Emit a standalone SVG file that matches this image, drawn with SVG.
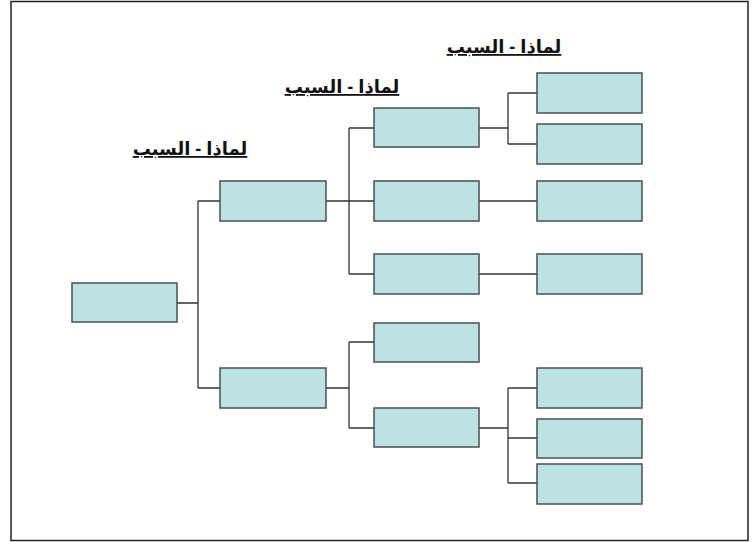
<svg xmlns="http://www.w3.org/2000/svg" width="752" height="542" viewBox="0 0 752 542">
  <style>
    .box { fill: #bce3e1; stroke: #4a4f55; stroke-width: 1.5; }
    .wire { fill: none; stroke: #333; stroke-width: 1.3; }
    .head { font-family: "Liberation Sans", Arial, "DejaVu Sans", sans-serif; font-size: 18px; font-weight: bold; fill: #111; text-decoration: underline; }
  </style>
  <rect x="0" y="0" width="752" height="542" fill="#fff"/>
  <rect x="11" y="1.5" width="737" height="539" fill="none" stroke="#222" stroke-width="1.5"/>

  <!-- column headings -->
  <text class="head" x="190" y="155" text-anchor="middle" direction="rtl">لماذا - السبب</text>
  <text class="head" x="342" y="93" text-anchor="middle" direction="rtl">لماذا - السبب</text>
  <text class="head" x="504" y="53" text-anchor="middle" direction="rtl">لماذا - السبب</text>

  <!-- connectors -->
  <g id="connectors" class="wire">
    <path d="M177 303 H198 M198 201 V388 M198 201 H220 M198 388 H220"/>
    <path d="M326 201 H349 M349 128 V274 M349 128 H374 M349 201 H374 M349 274 H374"/>
    <path d="M326 388 H349 M349 342 V428 M349 342 H374 M349 428 H374"/>
    <path d="M479 128 H508 M508 93 V144 M508 93 H537 M508 144 H537"/>
    <path d="M479 201 H537"/>
    <path d="M479 274 H537"/>
    <path d="M479 428 H508 M508 388 V483 M508 388 H537 M508 438 H537 M508 483 H537"/>
  </g>

  <!-- nodes -->
  <g id="root"><rect class="box" x="72" y="283" width="105" height="39"/></g>
  <g id="l1a"><rect class="box" x="220" y="181" width="106" height="40"/></g>
  <g id="l1b"><rect class="box" x="220" y="368" width="106" height="40"/></g>
  <g id="l2a"><rect class="box" x="374" y="108" width="105" height="39"/></g>
  <g id="l2b"><rect class="box" x="374" y="181" width="105" height="40"/></g>
  <g id="l2c"><rect class="box" x="374" y="254" width="105" height="40"/></g>
  <g id="l2d"><rect class="box" x="374" y="323" width="105" height="39"/></g>
  <g id="l2e"><rect class="box" x="374" y="408" width="105" height="39"/></g>
  <g id="l3a"><rect class="box" x="537" y="73" width="105" height="40"/></g>
  <g id="l3b"><rect class="box" x="537" y="124" width="105" height="40"/></g>
  <g id="l3c"><rect class="box" x="537" y="181" width="105" height="40"/></g>
  <g id="l3d"><rect class="box" x="537" y="254" width="105" height="40"/></g>
  <g id="l3e"><rect class="box" x="537" y="368" width="105" height="40"/></g>
  <g id="l3f"><rect class="box" x="537" y="419" width="105" height="39"/></g>
  <g id="l3g"><rect class="box" x="537" y="464" width="105" height="40"/></g>
</svg>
● ● ●
**OBJECTIVE**: Leave out the pictures and copy the rest of the material above exactly.

**OUTPUT OF THE EXERCISE**:
Emit a standalone SVG file that matches this image, drawn with SVG.
<svg xmlns="http://www.w3.org/2000/svg" width="752" height="542" viewBox="0 0 752 542">
  <style>
    .box { fill: #bce3e1; stroke: #4a4f55; stroke-width: 1.5; }
    .wire { fill: none; stroke: #333; stroke-width: 1.3; }
    .head { font-family: "Liberation Sans", Arial, "DejaVu Sans", sans-serif; font-size: 18px; font-weight: bold; fill: #111; text-decoration: underline; }
  </style>
  <rect x="0" y="0" width="752" height="542" fill="#fff"/>
  <rect x="11" y="1.5" width="737" height="539" fill="none" stroke="#222" stroke-width="1.5"/>

  <!-- column headings -->
  <text class="head" x="190" y="155" text-anchor="middle" direction="rtl">لماذا - السبب</text>
  <text class="head" x="342" y="93" text-anchor="middle" direction="rtl">لماذا - السبب</text>
  <text class="head" x="504" y="53" text-anchor="middle" direction="rtl">لماذا - السبب</text>

  <!-- connectors -->
  <g id="connectors" class="wire">
    <path d="M177 303 H198 M198 201 V388 M198 201 H220 M198 388 H220"/>
    <path d="M326 201 H349 M349 128 V274 M349 128 H374 M349 201 H374 M349 274 H374"/>
    <path d="M326 388 H349 M349 342 V428 M349 342 H374 M349 428 H374"/>
    <path d="M479 128 H508 M508 93 V144 M508 93 H537 M508 144 H537"/>
    <path d="M479 201 H537"/>
    <path d="M479 274 H537"/>
    <path d="M479 428 H508 M508 388 V483 M508 388 H537 M508 438 H537 M508 483 H537"/>
  </g>

  <!-- nodes -->
  <g id="root"><rect class="box" x="72" y="283" width="105" height="39"/></g>
  <g id="l1a"><rect class="box" x="220" y="181" width="106" height="40"/></g>
  <g id="l1b"><rect class="box" x="220" y="368" width="106" height="40"/></g>
  <g id="l2a"><rect class="box" x="374" y="108" width="105" height="39"/></g>
  <g id="l2b"><rect class="box" x="374" y="181" width="105" height="40"/></g>
  <g id="l2c"><rect class="box" x="374" y="254" width="105" height="40"/></g>
  <g id="l2d"><rect class="box" x="374" y="323" width="105" height="39"/></g>
  <g id="l2e"><rect class="box" x="374" y="408" width="105" height="39"/></g>
  <g id="l3a"><rect class="box" x="537" y="73" width="105" height="40"/></g>
  <g id="l3b"><rect class="box" x="537" y="124" width="105" height="40"/></g>
  <g id="l3c"><rect class="box" x="537" y="181" width="105" height="40"/></g>
  <g id="l3d"><rect class="box" x="537" y="254" width="105" height="40"/></g>
  <g id="l3e"><rect class="box" x="537" y="368" width="105" height="40"/></g>
  <g id="l3f"><rect class="box" x="537" y="419" width="105" height="39"/></g>
  <g id="l3g"><rect class="box" x="537" y="464" width="105" height="40"/></g>
</svg>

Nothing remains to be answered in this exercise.